Information supplied:
▬▬▬

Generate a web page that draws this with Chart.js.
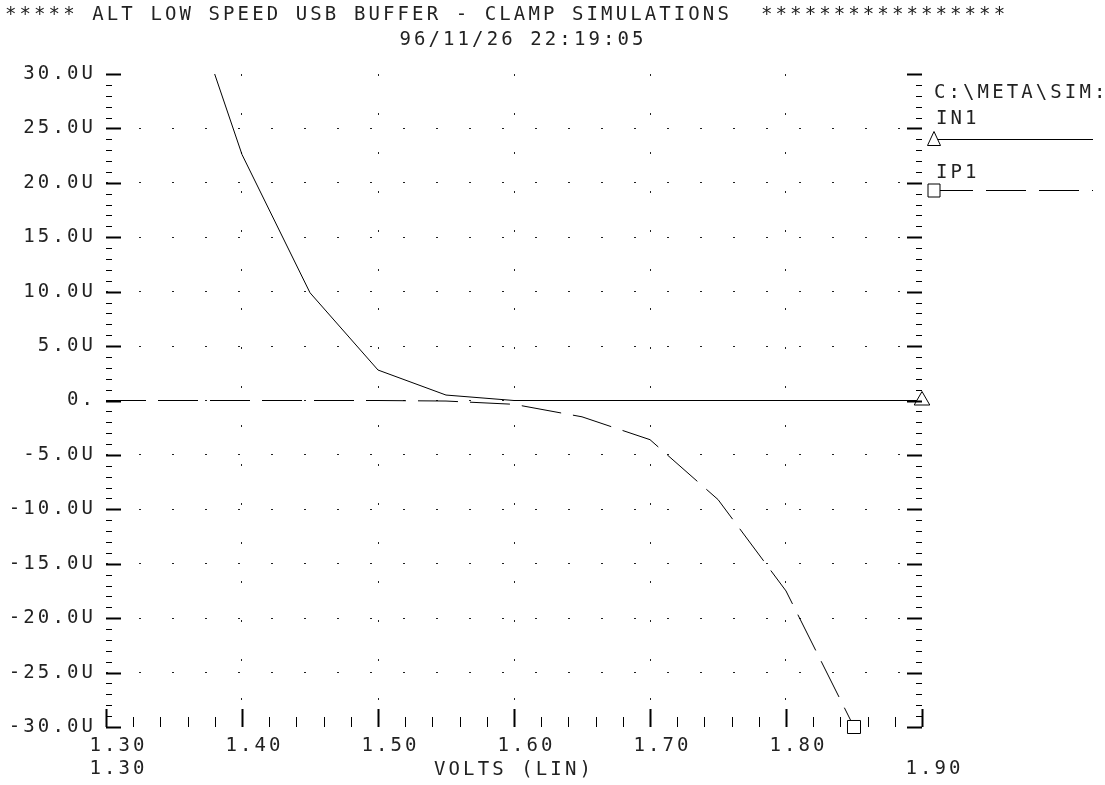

▬▬▬

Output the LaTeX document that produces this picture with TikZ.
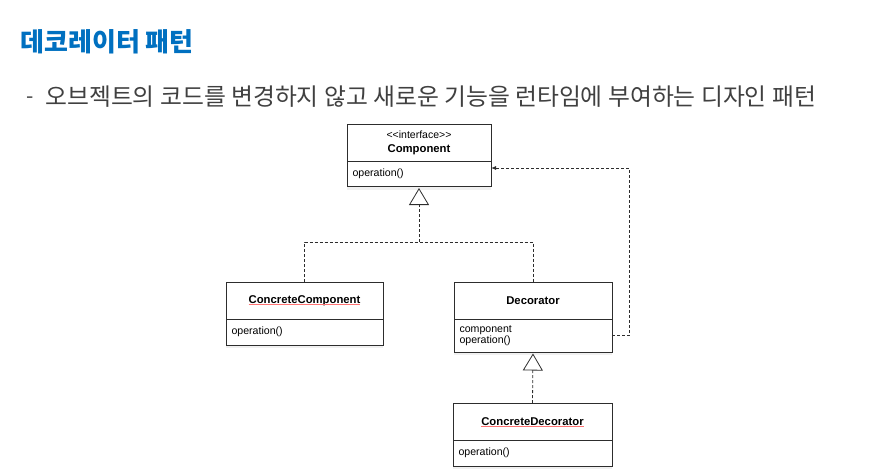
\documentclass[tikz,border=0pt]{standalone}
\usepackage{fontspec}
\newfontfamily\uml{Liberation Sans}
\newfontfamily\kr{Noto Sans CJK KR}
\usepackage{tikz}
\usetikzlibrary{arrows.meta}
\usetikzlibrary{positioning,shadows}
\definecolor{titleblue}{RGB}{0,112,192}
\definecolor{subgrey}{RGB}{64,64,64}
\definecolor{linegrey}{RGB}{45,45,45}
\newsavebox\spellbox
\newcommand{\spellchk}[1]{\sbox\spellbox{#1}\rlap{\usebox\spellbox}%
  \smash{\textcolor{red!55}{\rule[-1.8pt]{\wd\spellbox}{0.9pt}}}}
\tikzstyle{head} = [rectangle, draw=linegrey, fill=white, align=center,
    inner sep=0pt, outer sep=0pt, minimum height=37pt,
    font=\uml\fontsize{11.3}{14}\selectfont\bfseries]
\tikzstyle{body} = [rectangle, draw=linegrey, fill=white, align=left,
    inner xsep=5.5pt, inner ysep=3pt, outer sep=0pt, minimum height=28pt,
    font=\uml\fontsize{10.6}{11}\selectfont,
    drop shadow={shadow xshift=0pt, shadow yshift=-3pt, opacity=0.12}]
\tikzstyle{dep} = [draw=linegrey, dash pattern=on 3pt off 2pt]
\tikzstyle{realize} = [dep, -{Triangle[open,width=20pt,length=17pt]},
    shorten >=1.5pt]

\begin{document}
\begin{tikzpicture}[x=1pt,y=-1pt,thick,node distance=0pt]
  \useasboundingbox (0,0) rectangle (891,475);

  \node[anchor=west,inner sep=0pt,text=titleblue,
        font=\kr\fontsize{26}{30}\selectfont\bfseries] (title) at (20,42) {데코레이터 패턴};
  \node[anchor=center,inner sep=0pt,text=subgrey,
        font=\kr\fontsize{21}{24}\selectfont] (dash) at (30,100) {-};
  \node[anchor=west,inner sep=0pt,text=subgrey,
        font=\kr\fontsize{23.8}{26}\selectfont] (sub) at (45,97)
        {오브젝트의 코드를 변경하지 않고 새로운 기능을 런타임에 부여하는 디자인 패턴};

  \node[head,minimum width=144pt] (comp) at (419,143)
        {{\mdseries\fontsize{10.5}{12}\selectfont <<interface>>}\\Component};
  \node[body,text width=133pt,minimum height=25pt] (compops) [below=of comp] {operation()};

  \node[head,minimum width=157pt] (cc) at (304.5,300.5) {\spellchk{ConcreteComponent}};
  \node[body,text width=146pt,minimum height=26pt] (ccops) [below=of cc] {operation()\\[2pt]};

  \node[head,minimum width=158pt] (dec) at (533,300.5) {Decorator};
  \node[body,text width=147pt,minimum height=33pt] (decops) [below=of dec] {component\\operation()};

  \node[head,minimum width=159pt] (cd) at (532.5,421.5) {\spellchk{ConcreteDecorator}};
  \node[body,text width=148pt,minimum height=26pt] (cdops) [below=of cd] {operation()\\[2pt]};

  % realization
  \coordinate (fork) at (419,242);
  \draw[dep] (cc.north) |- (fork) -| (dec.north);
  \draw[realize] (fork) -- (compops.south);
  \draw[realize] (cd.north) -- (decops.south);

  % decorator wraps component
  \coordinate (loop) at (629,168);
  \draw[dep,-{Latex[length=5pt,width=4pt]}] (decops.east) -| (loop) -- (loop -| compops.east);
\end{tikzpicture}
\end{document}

▬▬▬

Aim of the exercise: Look through the entries above for the word "that". Copy every line where it shows up.

Task output:
Generate a web page that draws this with Chart.js.
Output the LaTeX document that produces this picture with TikZ.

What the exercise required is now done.